WHAT IS ASKED:
Each record is to be transcribed exactly.

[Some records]
#####

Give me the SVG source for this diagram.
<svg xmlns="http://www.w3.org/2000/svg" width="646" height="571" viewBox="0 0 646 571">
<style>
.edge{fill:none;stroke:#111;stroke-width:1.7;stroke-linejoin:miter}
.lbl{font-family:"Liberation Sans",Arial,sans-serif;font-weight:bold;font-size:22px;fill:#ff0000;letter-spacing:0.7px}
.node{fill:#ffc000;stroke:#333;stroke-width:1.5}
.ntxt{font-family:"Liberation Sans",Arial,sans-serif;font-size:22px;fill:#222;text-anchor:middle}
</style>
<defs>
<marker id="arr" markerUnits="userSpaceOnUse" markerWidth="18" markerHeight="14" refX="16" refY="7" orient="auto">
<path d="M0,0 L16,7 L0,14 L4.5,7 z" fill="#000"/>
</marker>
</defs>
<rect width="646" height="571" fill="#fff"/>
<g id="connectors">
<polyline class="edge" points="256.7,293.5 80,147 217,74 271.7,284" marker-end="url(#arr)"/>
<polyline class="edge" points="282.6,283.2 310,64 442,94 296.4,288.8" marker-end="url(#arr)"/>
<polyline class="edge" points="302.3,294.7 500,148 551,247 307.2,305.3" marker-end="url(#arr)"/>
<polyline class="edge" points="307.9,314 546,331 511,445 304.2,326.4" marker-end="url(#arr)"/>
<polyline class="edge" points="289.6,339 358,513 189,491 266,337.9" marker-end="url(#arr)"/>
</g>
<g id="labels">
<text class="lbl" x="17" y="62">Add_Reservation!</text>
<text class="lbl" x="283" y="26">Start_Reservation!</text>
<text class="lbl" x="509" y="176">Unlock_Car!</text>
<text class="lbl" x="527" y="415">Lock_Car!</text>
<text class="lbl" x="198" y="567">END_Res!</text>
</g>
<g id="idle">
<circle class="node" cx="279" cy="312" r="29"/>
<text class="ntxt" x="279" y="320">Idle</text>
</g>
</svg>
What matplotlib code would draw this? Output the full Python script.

#####

CORRECT RESULT:
Give me the SVG source for this diagram.
<svg xmlns="http://www.w3.org/2000/svg" width="646" height="571" viewBox="0 0 646 571">
<style>
.edge{fill:none;stroke:#111;stroke-width:1.7;stroke-linejoin:miter}
.lbl{font-family:"Liberation Sans",Arial,sans-serif;font-weight:bold;font-size:22px;fill:#ff0000;letter-spacing:0.7px}
.node{fill:#ffc000;stroke:#333;stroke-width:1.5}
.ntxt{font-family:"Liberation Sans",Arial,sans-serif;font-size:22px;fill:#222;text-anchor:middle}
</style>
<defs>
<marker id="arr" markerUnits="userSpaceOnUse" markerWidth="18" markerHeight="14" refX="16" refY="7" orient="auto">
<path d="M0,0 L16,7 L0,14 L4.5,7 z" fill="#000"/>
</marker>
</defs>
<rect width="646" height="571" fill="#fff"/>
<g id="connectors">
<polyline class="edge" points="256.7,293.5 80,147 217,74 271.7,284" marker-end="url(#arr)"/>
<polyline class="edge" points="282.6,283.2 310,64 442,94 296.4,288.8" marker-end="url(#arr)"/>
<polyline class="edge" points="302.3,294.7 500,148 551,247 307.2,305.3" marker-end="url(#arr)"/>
<polyline class="edge" points="307.9,314 546,331 511,445 304.2,326.4" marker-end="url(#arr)"/>
<polyline class="edge" points="289.6,339 358,513 189,491 266,337.9" marker-end="url(#arr)"/>
</g>
<g id="labels">
<text class="lbl" x="17" y="62">Add_Reservation!</text>
<text class="lbl" x="283" y="26">Start_Reservation!</text>
<text class="lbl" x="509" y="176">Unlock_Car!</text>
<text class="lbl" x="527" y="415">Lock_Car!</text>
<text class="lbl" x="198" y="567">END_Res!</text>
</g>
<g id="idle">
<circle class="node" cx="279" cy="312" r="29"/>
<text class="ntxt" x="279" y="320">Idle</text>
</g>
</svg>
What matplotlib code would draw this? Output the full Python script.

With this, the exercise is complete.